Earthquake devastates giant panda habitat, Chinese forestry officials says

BEIJING — A Chinese forestry official said Tuesday that giant panda habitat in China’s Sichuan province, the endangered animal’s main preserve, was devastated by last month’s massive earthquake.

The world-renowned Wolong Nature Reserve and 48 others created in the province to protect the pandas and other endangered species were damaged by the quake, said Cao Qingyao, a spokesman for the State Forestry Administration.

He said about 80 percent of Sichuan panda habitat suffered some degree of damage from the quake, which sent rocks, soil and vegetation crashing into river valleys.

Losses to the wild population remained unknown, he said.

“We still cannot reach some of the local habitats, so it’s impossible to assess the exact losses,” Cao told reporters in Beijing.

The endangered panda is revered as a kind of unofficial national symbol in China, the only country in which pandas are found in the wild. About 1,600 of the animals live deep in steep bamboo-covered mountains mostly in Sichuan and the neighboring province of Shaanxi. Another 180 have been bred in captivity.

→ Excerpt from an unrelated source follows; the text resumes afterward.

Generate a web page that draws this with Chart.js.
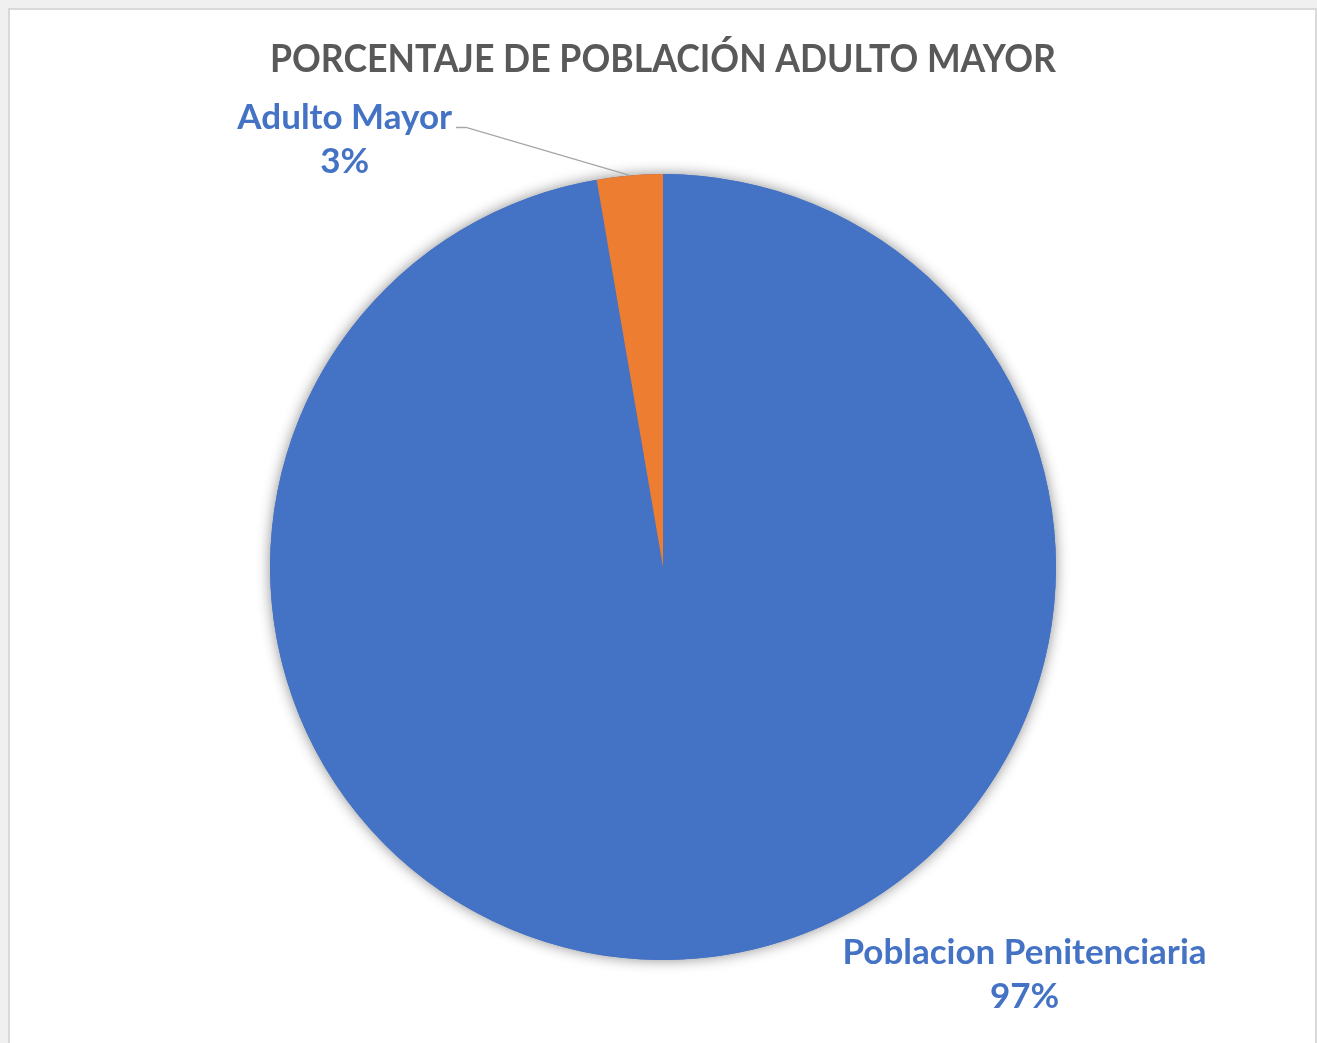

Wolong, which used to house 64 pandas, suffered heavy damage, with one panda killed and another still missing. The center remains closed to visitors, and might not open again until next year. Six pandas have been sent to another reserve in Sichuan, and eight have been sent to Beijing for an Olympics stay at the Beijing Zoo that was planned before the quake.

David Wildt, a panda expert who is chief scientist at the National Zoo in Washington D.C., said photographs showed severe damage to the animal’s range, but called Cao’s 80 percent damage figure a “guesstimate.” The only way of knowing the full effect would be to send teams into the largely inaccessible area to check, he said.

“A high priority would be to get field scientists into those preserves to make an accurate assessment of damage to habitat,” Wildt said in a telephone interview from Washington.

Scientists at Wolong had said wild pandas’ innate survival sense would alert them to take refuge from quake-triggered landslides on high ground, but Wildt said that had not been scientifically proven.

“We really have no clue as to how any animal is going to respond in anticipation of an earthquake,” Wildt said.

Yu Jinping, director of China conservation and education at Zoo Atlanta, said it could take years to accurately estimate the damage done to the panda habitat in the quake zone.

“There’s no doubt the habitat has been heavily damaged,” said Yu. “But the transportation is so that it’s almost impossible to reach these remote areas right now, so it’s only a rough estimate.”

Yu said that most of the wild pandas are likely to survive because they can travel to find other sources of bamboo.

“Although some areas were destroyed by mudslides and rocks falling down, I think most of them will be OK,” Yu said.

The 7.9 magnitude quake killed almost 70,000 people and left 5 million homeless.